Quid de l’augmentation des fréquences des catastrophes naturelles (orage, grêle, gel, sécheresse…), qui sont les corollaires d’un climat qui perdrait sa boussole ?

Par ailleurs, la richesse de nos grands crus tels qu’on les connaît aujourd’hui est due au savoir-faire unique des vignerons. De génération en génération, ils ont appris à travailler leur vigne et leur vin de façon optimale par rapport aux exigences du triptyque « terroir,  cépages, climat ». Un changement de climat leur imposerait de repartir de zéro.

Le changement de climat a déjà un effet sur nos vins

Les effets de l’augmentation des températures sur le vin sont déjà visibles.

Illustration du réchauffement climatique et de son impact sur la viticulture: les vendanges ont lieu en moyenne 20 jours plus tôt qu'il y a 70 ans

On observe un peu partout dans le monde que les vendanges commencent en moyenne 20 jours plus tôt  qu’il y a 70 ans. Cette évolution est due à la maturation plus rapide des raisins sous l’effet de températures plus élevées.

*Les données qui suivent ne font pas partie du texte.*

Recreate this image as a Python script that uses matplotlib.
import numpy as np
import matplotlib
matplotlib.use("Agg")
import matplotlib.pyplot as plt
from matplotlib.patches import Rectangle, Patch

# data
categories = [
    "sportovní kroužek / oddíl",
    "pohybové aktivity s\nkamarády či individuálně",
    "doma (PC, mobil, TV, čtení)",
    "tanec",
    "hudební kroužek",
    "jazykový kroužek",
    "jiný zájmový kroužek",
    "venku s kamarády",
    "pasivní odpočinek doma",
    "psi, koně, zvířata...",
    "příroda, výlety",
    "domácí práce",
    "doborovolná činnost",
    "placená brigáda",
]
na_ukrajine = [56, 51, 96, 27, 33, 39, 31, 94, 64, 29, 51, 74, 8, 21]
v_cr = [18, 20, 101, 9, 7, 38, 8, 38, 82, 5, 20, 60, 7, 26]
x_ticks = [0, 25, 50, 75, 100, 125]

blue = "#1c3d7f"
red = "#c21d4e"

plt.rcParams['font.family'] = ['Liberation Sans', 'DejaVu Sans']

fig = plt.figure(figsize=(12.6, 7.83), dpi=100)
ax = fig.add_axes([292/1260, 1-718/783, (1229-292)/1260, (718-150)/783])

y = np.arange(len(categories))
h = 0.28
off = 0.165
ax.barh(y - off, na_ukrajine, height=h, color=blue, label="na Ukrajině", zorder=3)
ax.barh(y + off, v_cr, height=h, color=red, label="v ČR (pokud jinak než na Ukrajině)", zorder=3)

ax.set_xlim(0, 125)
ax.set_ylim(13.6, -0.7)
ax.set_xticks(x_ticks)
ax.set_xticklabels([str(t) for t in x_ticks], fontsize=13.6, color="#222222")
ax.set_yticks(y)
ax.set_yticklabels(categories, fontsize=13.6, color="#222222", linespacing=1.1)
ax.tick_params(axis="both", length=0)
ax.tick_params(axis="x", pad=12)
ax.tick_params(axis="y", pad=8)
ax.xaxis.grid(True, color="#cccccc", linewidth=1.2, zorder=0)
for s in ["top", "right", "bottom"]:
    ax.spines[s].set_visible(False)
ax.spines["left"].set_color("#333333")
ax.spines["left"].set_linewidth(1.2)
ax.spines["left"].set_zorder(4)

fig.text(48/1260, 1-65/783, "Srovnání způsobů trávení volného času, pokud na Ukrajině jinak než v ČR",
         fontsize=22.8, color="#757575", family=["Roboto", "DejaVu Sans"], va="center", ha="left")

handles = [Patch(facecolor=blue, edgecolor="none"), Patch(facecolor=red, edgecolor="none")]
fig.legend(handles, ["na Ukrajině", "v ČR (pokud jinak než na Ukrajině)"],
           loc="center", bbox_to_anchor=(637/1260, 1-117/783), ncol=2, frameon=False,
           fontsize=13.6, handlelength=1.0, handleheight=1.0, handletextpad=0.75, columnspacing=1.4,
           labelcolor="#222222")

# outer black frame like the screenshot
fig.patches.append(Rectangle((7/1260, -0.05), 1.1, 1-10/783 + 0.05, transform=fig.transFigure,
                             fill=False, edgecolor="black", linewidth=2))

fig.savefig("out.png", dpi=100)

De même, on remarque que les vins sont de plus en plus chargés en alcool. Dans un domaine donné, à cépage et terroir égal, le taux d’alcool contenu dans le vin est passé en moyenne de 12,5° il y a 30 ans à 15° aujourd’hui ! Une évolution des goûts ? Non. Les raisins mûrissant plus vite contiennent plus de sucre au moment des vendanges. Le sucre se transformant en alcool au cours de la fermentation, le degré alcoolique des vins augmente.

Jusqu’où cela va-t-il s’arrêter ? 🙂

Quelles conséquences à moyen terme ?

Un risque de perte de qualité

En raison de sa maturation plus rapide, le raisin a moins le temps de développer la complexité de ses arômes. Ainsi les arômes végétaux vont s’effacer au profit d’arômes plus fruités, ce qui peut s’avérer positif. Dans une certaine mesure seulement.

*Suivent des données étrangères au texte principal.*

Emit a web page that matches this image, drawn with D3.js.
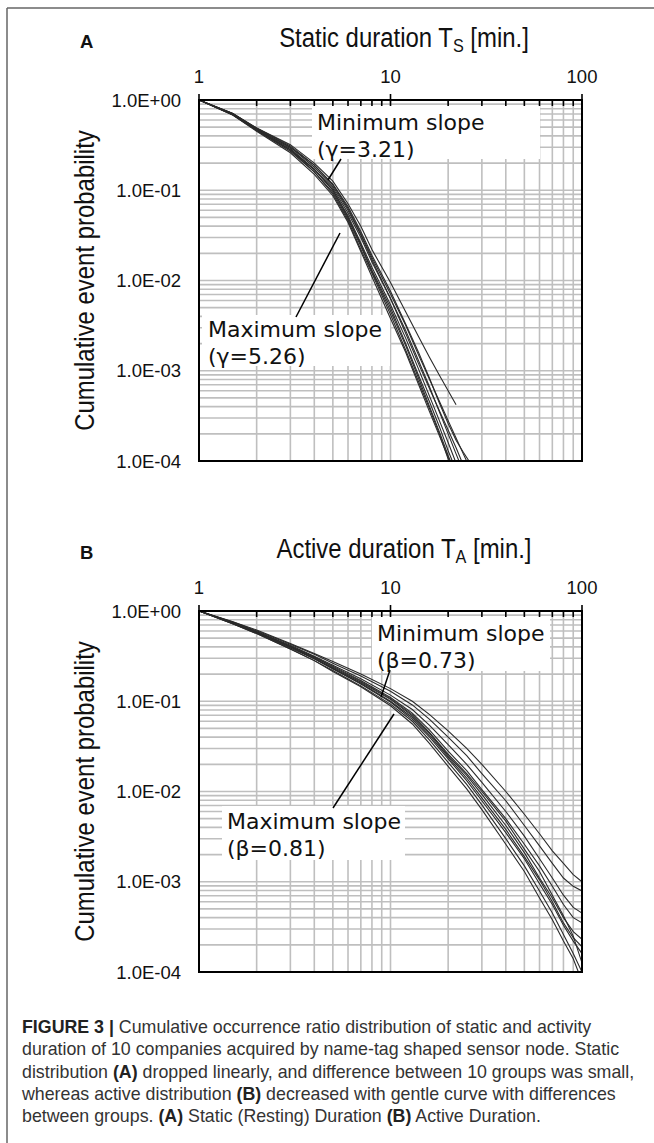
<!DOCTYPE html>
<html>
<head>
<meta charset="utf-8">
<script src="https://cdn.jsdelivr.net/npm/d3@7"></script>
<style>
  html, body { margin: 0; padding: 0; background: #fff; }
  svg { display: block; }
</style>
</head>
<body>
<svg id="fig" width="654" height="1143"></svg>
<script>
/* Figure 3 – cumulative distributions, static (A) and active (B) duration */

const X_TICKS = [1, 10, 100];
const Y_TICKS = [1, 1e-1, 1e-2, 1e-3, 1e-4];
const Y_TICK_LABELS = ["1.0E+00", "1.0E-01", "1.0E-02", "1.0E-03", "1.0E-04"];

/* ---------- A: static duration, 10 groups ---------- */
const STATIC_X = [1, 1.5, 2, 3, 4, 5, 6, 7, 8, 10, 12, 14, 16, 18, 20, 22, 24, 27];
const STATIC_P = [
  [1, .69, .46, .27, .16, .091, .046, .022, .012, .0042, .0017, 7.6e-4, 3.8e-4, 2.0e-4, 1.05e-4, 6.3e-5, null, null],
  [1, .71, .48, .30, .18, .11, .060, .032, .017, .0063, .0026, .0012, 6.3e-4, 3.6e-4, 2.2e-4, 1.4e-4, 9e-5, null],
  [1, .71, .49, .32, .20, .126, .071, .040, .022, .0095, .0045, .0024, .0014, 8.9e-4, 6.0e-4, 4.2e-4, null, null],
  [1, .69, .47, .28, .17, .10, .050, .025, .013, .0050, .0020, 8.9e-4, 4.5e-4, 2.4e-4, 1.3e-4, 7.9e-5, null, null],
  [1, .68, .45, .26, .15, .087, .044, .021, .011, .0038, .0016, 7.1e-4, 3.5e-4, 1.9e-4, 1.1e-4, 7.1e-5, null, null],
  [1, .69, .47, .29, .17, .105, .056, .030, .016, .0063, .0028, .0013, 6.6e-4, 3.5e-4, 2.0e-4, 1.2e-4, 7.6e-5, null],
  [1, .71, .48, .30, .19, .115, .063, .033, .018, .0071, .0032, .0015, 8.0e-4, 4.6e-4, 2.8e-4, 1.8e-4, 1.2e-4, 7e-5],
  [1, .68, .46, .28, .16, .095, .048, .024, .0126, .0046, .0019, 8.3e-4, 4.0e-4, 2.1e-4, 1.15e-4, 7e-5, null, null],
  [1, .69, .47, .28, .17, .10, .052, .026, .014, .0054, .0023, .00105, 5.2e-4, 2.8e-4, 1.6e-4, 9.5e-5, 6.3e-5, null],
  [1, .71, .49, .31, .19, .117, .066, .035, .019, .0076, .0033, .0016, 8.2e-4, 4.4e-4, 2.6e-4, 1.7e-4, 1.25e-4, 8.5e-5],
];

/* ---------- B: active duration, 10 groups ---------- */
const ACTIVE_X = [1, 1.5, 2, 3, 4, 5, 7, 10, 13, 16, 20, 25, 30, 40, 50, 60, 70, 80, 90, 100];
const ACTIVE_P = [
  [1, .759, .617, .437, .339, .275, .200, .138, .100, .071, .047, .030, .020, .010, .0056, .0034, .0022, .0016, .0012, 1.0e-3],
  [1, .759, .603, .427, .331, .263, .191, .129, .091, .063, .040, .025, .0158, .0079, .0042, .0025, .0016, .0011, 8.9e-4, 7.9e-4],
  [1, .741, .589, .417, .316, .251, .178, .117, .081, .054, .033, .020, .0126, .0060, .0032, .0018, .0011, 7.1e-4, 5.2e-4, 4.5e-4],
  [1, .741, .589, .407, .309, .245, .170, .110, .074, .048, .028, .017, .0105, .0050, .0026, .0015, 8.9e-4, 5.6e-4, 4.0e-4, 3.5e-4],
  [1, .741, .575, .398, .302, .234, .162, .105, .069, .044, .025, .0151, .0093, .0042, .0021, .0011, 6.6e-4, 4.0e-4, 2.8e-4, 2.3e-4],
  [1, .724, .575, .389, .295, .229, .155, .098, .063, .040, .023, .0132, .0079, .0035, .0018, 9.5e-4, 5.6e-4, 3.3e-4, 2.2e-4, 1.6e-4],
  [1, .741, .589, .407, .309, .240, .166, .107, .071, .045, .026, .0158, .010, .0047, .0023, .0013, 7.1e-4, 4.2e-4, 2.5e-4, 1.26e-4],
  [1, .724, .562, .380, .282, .219, .148, .093, .060, .037, .021, .0120, .0071, .0030, .0015, 7.9e-4, 4.5e-4, 2.6e-4, 1.6e-4, 1.0e-4],
  [1, .724, .562, .380, .282, .214, .145, .089, .056, .034, .019, .0107, .0063, .0026, .0013, 6.6e-4, 3.8e-4, 2.2e-4, 1.4e-4, 7.9e-5],
  [1, .741, .575, .398, .295, .229, .158, .100, .066, .042, .024, .0141, .0085, .0038, .0019, .00105, 6.0e-4, 3.5e-4, 2.4e-4, 1.9e-4],
];

const CAPTION = [
  [["FIGURE 3 | ", true], ["Cumulative occurrence ratio distribution of static and activity", false]],
  [["duration of 10 companies acquired by name-tag shaped sensor node. Static", false]],
  [["distribution ", false], ["(A)", true], [" dropped linearly, and difference between 10 groups was small,", false]],
  [["whereas active distribution ", false], ["(B)", true], [" decreased with gentle curve with differences", false]],
  [["between groups. ", false], ["(A)", true], [" Static (Resting) Duration ", false], ["(B)", true], [" Active Duration.", false]],
];

const GRID = "#bfbfbf";
const SANS = "'Liberation Sans', Arial, sans-serif";
const NOTE_FONT = "'DejaVu Sans', Verdana, sans-serif";
const NARROW = 0.855; // axis titles are set in a condensed face

const svg = d3.select("#fig");

// figure frame (top + left only)
svg.append("line").attr("x1", 7).attr("y1", 8).attr("x2", 654).attr("y2", 8)
  .attr("stroke", "#666").attr("stroke-width", 1.5);
svg.append("line").attr("x1", 7).attr("y1", 8).attr("x2", 7).attr("y2", 1143)
  .attr("stroke", "#666").attr("stroke-width", 1.5);

/* ---------- panel factory ---------- */
function drawPanel({ id, top, letter, title, sub, xs, series, notes }) {
  const left = 199, right = 582, bottom = top + 361;
  const x = d3.scaleLog().domain([1, 100]).range([left, right]);
  const y = d3.scaleLog().domain([1e-4, 1]).range([bottom, top]);
  const g = svg.append("g");

  // grid
  g.append("g").selectAll("line").data(x.ticks().filter(d => d > 1 && d < 100))
    .join("line")
    .attr("x1", d => x(d)).attr("x2", d => x(d))
    .attr("y1", top).attr("y2", bottom)
    .attr("stroke", GRID).attr("stroke-width", 1.6);
  g.append("g").selectAll("line").data(y.ticks().filter(d => d > 1.5e-4 && d < 0.99))
    .join("line")
    .attr("x1", left).attr("x2", right)
    .attr("y1", d => y(d)).attr("y2", d => y(d))
    .attr("stroke", GRID).attr("stroke-width", 1.6);

  // white label boxes
  for (const n of notes) {
    g.append("rect").attr("x", n.box[0]).attr("y", n.box[1])
      .attr("width", n.box[2]).attr("height", n.box[3]).attr("fill", "#fff");
  }

  // curves
  g.append("clipPath").attr("id", `clip-${id}`)
    .append("rect").attr("x", left).attr("y", top)
    .attr("width", right - left).attr("height", bottom - top);
  const line = d3.line()
    .defined(d => d[1] != null)
    .x(d => x(d[0])).y(d => y(d[1]));
  g.append("g").attr("clip-path", `url(#clip-${id})`)
    .selectAll("path").data(series)
    .join("path")
    .attr("d", s => line(xs.map((v, i) => [v, s[i]])))
    .attr("fill", "none").attr("stroke", "#2a2a2a").attr("stroke-width", 1.1);

  // frame + ticks
  g.append("rect").attr("x", left).attr("y", top)
    .attr("width", right - left).attr("height", bottom - top)
    .attr("fill", "none").attr("stroke", "#000").attr("stroke-width", 2);
  g.append("g").selectAll("line").data(x.ticks())
    .join("line")
    .attr("x1", d => x(d)).attr("x2", d => x(d))
    .attr("y1", d => (X_TICKS.includes(d) ? top - 6 : top))
    .attr("y2", d => top + 6)
    .attr("stroke", "#000").attr("stroke-width", 1.6);

  // tick labels
  g.append("g").selectAll("text").data(X_TICKS)
    .join("text")
    .attr("x", d => x(d)).attr("y", top - 17)
    .attr("text-anchor", "middle")
    .attr("font-family", SANS).attr("font-size", 18.5).attr("fill", "#111")
    .text(d => d);
  g.append("g").selectAll("text").data(Y_TICKS)
    .join("text")
    .attr("x", 181).attr("y", d => y(d)).attr("dy", "0.36em")
    .attr("text-anchor", "end")
    .attr("font-family", SANS).attr("font-size", 18.5).attr("fill", "#111")
    .text((d, i) => Y_TICK_LABELS[i]);

  // titles
  const t = g.append("text")
    .attr("transform", `translate(404,${top - 53}) scale(${NARROW},1)`)
    .attr("text-anchor", "middle")
    .attr("font-family", SANS).attr("font-size", 28).attr("fill", "#111");
  t.append("tspan").text(title);
  t.append("tspan").attr("font-size", 19).attr("dy", 5).text(sub);
  t.append("tspan").attr("dy", -5).text(" [min.]");

  g.append("text").attr("x", 80).attr("y", top - 52)
    .attr("font-family", SANS).attr("font-weight", "bold").attr("font-size", 18.5)
    .attr("fill", "#111").text(letter);

  g.append("text")
    .attr("transform", `translate(94,${(top + bottom) / 2}) rotate(-90) scale(${NARROW},1)`)
    .attr("text-anchor", "middle")
    .attr("font-family", SANS).attr("font-size", 28).attr("fill", "#111")
    .text("Cumulative event probability");

  // annotations
  for (const n of notes) {
    g.append("line")
      .attr("x1", n.lead[0]).attr("y1", n.lead[1])
      .attr("x2", n.lead[2]).attr("y2", n.lead[3])
      .attr("stroke", "#000").attr("stroke-width", 1.5);
    n.lines.forEach((s, i) => {
      g.append("text").attr("x", n.tx).attr("y", n.ty + i * 27)
        .attr("font-family", NOTE_FONT).attr("font-size", 22).attr("fill", "#111")
        .text(s);
    });
  }
}

drawPanel({
  id: "a", top: 100, letter: "A", title: "Static duration T", sub: "S",
  xs: STATIC_X, series: STATIC_P,
  notes: [
    { box: [312, 105, 228, 54], tx: 317, ty: 130, lines: ["Minimum slope", "(γ=3.21)"], lead: [341, 159, 328, 180] },
    { box: [202, 315, 188, 51], tx: 208, ty: 337, lines: ["Maximum slope", "(γ=5.26)"], lead: [296, 317, 340, 233] },
  ],
});

drawPanel({
  id: "b", top: 611, letter: "B", title: "Active duration T", sub: "A",
  xs: ACTIVE_X, series: ACTIVE_P,
  notes: [
    { box: [372, 616, 178, 55], tx: 377, ty: 641, lines: ["Minimum slope", "(β=0.73)"], lead: [390, 670, 381, 697] },
    { box: [222, 806, 183, 54], tx: 227, ty: 829, lines: ["Maximum slope", "(β=0.81)"], lead: [333, 808, 394, 714] },
  ],
});

/* ---------- caption ---------- */
const cap = svg.append("g").attr("font-family", SANS).attr("font-size", 17.8).attr("fill", "#333");
CAPTION.forEach((segs, i) => {
  const txt = cap.append("text").attr("x", 22).attr("y", 1033 + i * 22.3);
  for (const [s, bold] of segs) {
    txt.append("tspan").attr("font-weight", bold ? "bold" : null)
      .attr("fill", bold ? "#222" : null).text(s);
  }
});
</script>
</body>
</html>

En raison de son degré alcoolique plus élevé, le vin va perdre de son acidité. Avec pour conséquence une perte de fraîcheur en bouche, et un potentiel de garde réduit.

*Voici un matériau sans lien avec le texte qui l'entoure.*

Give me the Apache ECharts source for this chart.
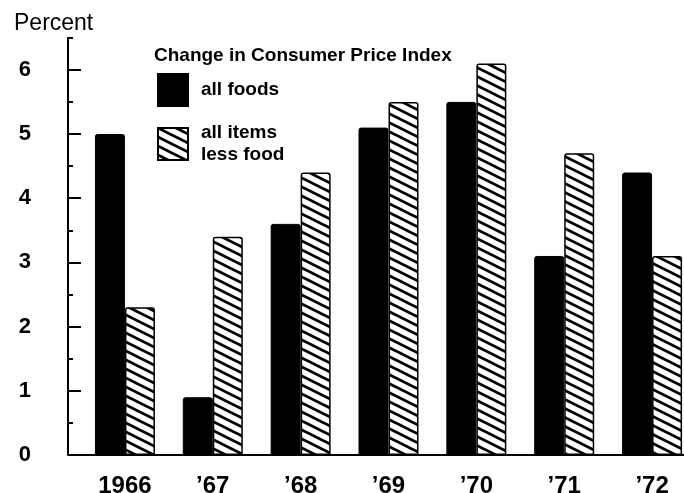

Les recherches se multiplient pour apporter des solutions. Des changements de cépages sont expérimentés, et de nouvelles techniques de vinification sont testées un peu partout dans le monde.

Des changement de cépages

Certains cépages résistent mieux au stress hydrique. D’autres se caractérisent par une durée de maturité plus tardive ou une teneur en sucre plus faible. Ces cépages et leurs clones pourraient à terme remplacer les raisins vulnérables à la hausse des températures comme le merlot, roi du Bordeaux et le pinot noir, empereur de Bourgogne.

Ainsi la syrah, connue pour sa maturité tardive qui la rend populaire dans les vignobles chauds (Côte du Rhône, Australie) pourrait s’étendre à des vignobles plus septentrionaux. Des expérimentations sont déjà en cours dans le Bordelais.

Le cabernet franc pourrait supplanter son cousin le cabernet sauvignon, trop généreux en sucre, dans le Bordelais, en Californie et en Afrique du Sud.

Le ré-encépagement est donc une option prometteuse pour faire face au réchauffement climatique, même s’il implique automatiquement un changement de style pour le vin.

De nouvelles régions productrices

D’après le GIEC (Groupe d’experts intergouvernemental sur l’évolution du climat, qui planche sur le réchauffement climatique), une hausse de 1°C des températures correspond à un « déplacement » du climat de 160 km vers le nord (dans l’hémisphère nord).

Nous voila donc devant un scénario encore jugé improbable il y a quelques années: des vignobles pourraient se développer en Bretagne, en Normandie, en Belgique ou encore en Angleterre. Ce dernier commence d’ailleurs à faire parler de lui en plantant massivement des vignes et produit un vin effervescent qui ne cesse de monter en gamme.

Partout dans le monde, le réchauffement climatique fait donc peser un risque sur le style (au mieux) et la qualité (au pire) de nos grands vins. Ce constat est une raison supplémentaire, s’il en fallait une, de prendre conscience de l’enjeu que constitue le changement climatique et de la nécessité d’y répondre collectivement.